After the power plant explodes, “Pandora” flashes manically back and forth between graphic scenes of workers suffering radiation poisoning, a hapless president overwhelmed by shadowy forces, and nostalgic reveries about the good old days, when Korea’s small southern towns were dominated by farming, fishing and tourism.

Some accounts of the background behind the shift in public trust of the nuclear industry, like this one from the Washington Post and this one from the New York Times, overlook or ignore the purposeful efforts to change hearts and minds by organizations that have been honing their antinuclear campaign skills for decades.

Although the citizens' panel decided that stopping two expensive projects in midstream wasn't advisable, a majority of the members expressed their support for reducing South Korea's use of nuclear energy.

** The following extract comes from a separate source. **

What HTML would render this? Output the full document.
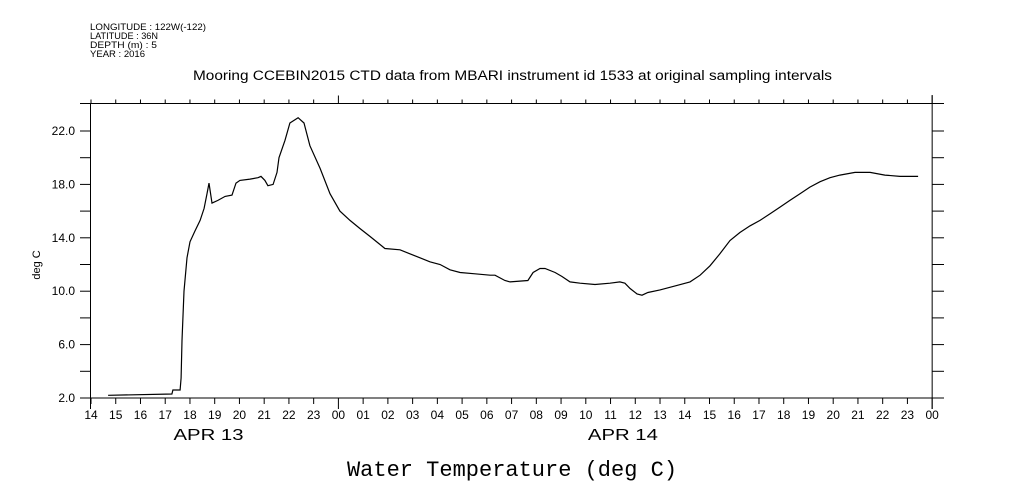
<!DOCTYPE html>
<html><head><meta charset="utf-8"><style>
body{margin:0;background:#fff;}
svg{display:block;font-family:"Liberation Sans",sans-serif;}
</style></head><body>
<svg width="1009" height="504" viewBox="0 0 1009 504">
<g font-size="9" fill="#000">
<text x="90" y="30" textLength="116" lengthAdjust="spacingAndGlyphs">LONGITUDE : 122W(-122)</text>
<text x="90" y="39" textLength="68" lengthAdjust="spacingAndGlyphs">LATITUDE : 36N</text>
<text x="90" y="48" textLength="67" lengthAdjust="spacingAndGlyphs">DEPTH (m) : 5</text>
<text x="90" y="57" textLength="55" lengthAdjust="spacingAndGlyphs">YEAR : 2016</text>
</g>
<text x="193" y="80" font-size="13.5" textLength="639" lengthAdjust="spacingAndGlyphs">Mooring CCEBIN2015 CTD data from MBARI instrument id 1533 at original sampling intervals</text>
<text transform="translate(40,265) rotate(-90)" font-size="11" text-anchor="middle">deg C</text>
<text x="512" y="476" font-size="22" font-family="Liberation Mono, monospace" text-anchor="middle">Water Temperature (deg C)</text>
<g id="axes" stroke="#000" stroke-width="1" fill="none"></g>
<g id="labels" font-size="12" fill="#000"></g>
<path id="line" stroke="#000" stroke-width="1.2" fill="none"/>
</svg>
<script>
const hours=[0.69,3.27,3.31,3.60,3.64,3.68,3.76,3.88,4.00,4.20,4.41,4.57,4.69,4.77,4.89,5.13,5.42,5.70,5.86,6.02,6.43,6.75,6.87,7.03,7.15,7.36,7.52,7.60,7.84,8.04,8.37,8.61,8.85,9.26,9.66,10.06,10.47,10.87,11.28,11.68,11.88,12.49,12.89,13.30,13.70,14.11,14.51,14.92,15.52,16.13,16.33,16.73,16.94,17.66,17.87,18.15,18.35,18.76,19.04,19.36,19.77,20.37,20.98,21.38,21.58,21.79,22.07,22.27,22.51,23.00,23.61,24.21,24.62,25.02,25.42,25.83,26.23,26.64,27.04,27.45,27.85,28.25,28.66,29.06,29.47,29.87,30.27,30.88,31.49,32.09,32.70,33.43];
const temps=[2.2,2.3,2.6,2.6,3.5,6.3,10.0,12.5,13.7,14.5,15.3,16.2,17.3,18.1,16.6,16.8,17.1,17.2,18.1,18.3,18.4,18.5,18.6,18.3,17.9,18.0,18.9,20.0,21.3,22.6,23.0,22.6,20.9,19.2,17.3,16.0,15.3,14.7,14.1,13.5,13.2,13.1,12.8,12.5,12.2,12.0,11.6,11.4,11.3,11.2,11.2,10.8,10.7,10.8,11.4,11.7,11.7,11.4,11.1,10.7,10.6,10.5,10.6,10.7,10.6,10.2,9.8,9.7,9.9,10.1,10.4,10.7,11.2,11.9,12.8,13.8,14.4,14.9,15.3,15.8,16.3,16.8,17.3,17.8,18.2,18.5,18.7,18.9,18.9,18.7,18.6,18.6];
const yTicks=[2,6,10,14,18,22];
const yTickLabels=["2.0","6.0","10.0","14.0","18.0","22.0"];
const hourLabels=["14","15","16","17","18","19","20","21","22","23","00","01","02","03","04","05","06","07","08","09","10","11","12","13","14","15","16","17","18","19","20","21","22","23","00"];
const dayLabels=["APR 13","APR 14"];
const dayPos=[4.75,21.5];
const X0=91,PXH=24.74,Y0=398,PXT=13.35;
const sx=h=>X0+h*PXH, sy=t=>Y0-(t-2)*PXT;
const NS='http://www.w3.org/2000/svg';
const ax=document.getElementById('axes'),lb=document.getElementById('labels');
function ln(x1,y1,x2,y2,n){const l=document.createElementNS(NS,'line');l.setAttribute('x1',x1);l.setAttribute('y1',y1);l.setAttribute('x2',x2);l.setAttribute('y2',y2);


ax.appendChild(l);}
function tx(x,y,s,a,fs,n,tl){const t=document.createElementNS(NS,'text');t.setAttribute('x',x);t.setAttribute('y',y);t.setAttribute('text-anchor',a);if(fs)t.setAttribute('font-size',fs);if(tl){t.setAttribute('textLength',tl);t.setAttribute('lengthAdjust','spacingAndGlyphs');}t.textContent=s;


lb.appendChild(t);}
const R=sx(34),T=103.5;
ln(80,Y0,944,Y0,'x-axis-bottom');ln(80,T,944,T,'x-axis-top');
ln(90.5,T,90.5,409,'y-axis-left');ln(R,95,R,409,'y-axis-right');
for(let i=0;i<=34;i++){const x=sx(i),big=(hourLabels[i]==="00");
ln(x,Y0,x,Y0+(big?11:6),'x-tick-bottom');ln(x,T,x,T-(big?8:4),'x-tick-top');
tx(x,419,hourLabels[i],'middle',null,'x-tick-label');}
for(let v=2;v<=22;v+=2){const y=sy(v);ln(80,y,90.5,y,'y-tick-left');ln(R,y,944,y,'y-tick-right');}
yTicks.forEach((v,i)=>tx(75,sy(v)+4,yTickLabels[i],'end',null,'y-tick-label'));
dayLabels.forEach((d,i)=>tx(sx(dayPos[i]),440,d,'middle',16,'day-label',70));
document.getElementById('line').setAttribute('d',hours.map((h,i)=>(i?'L':'M')+sx(h).toFixed(1)+' '+sy(temps[i]).toFixed(1)).join(' '));
</script>
</body></html>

They remain cautious and distrustful of their internationally well-regarded nuclear industry, partially because they have been taught to fear the technology and partially because they have been repeatedly told that the participants in the industry cannot be trusted.

Of course, the reputation of clean nuclear energy has also been tarnished by sharing a name with nuclear weapons, especially on a peninsula that is rightfully concerned about being targeted by those incredibly destructive devices.

It doesn't seem to sufficiently matter to the fearful that there are strong, successful provisions in place that keep South Korea's nuclear energy industry widely separated from a nuclear weapons technology development effort.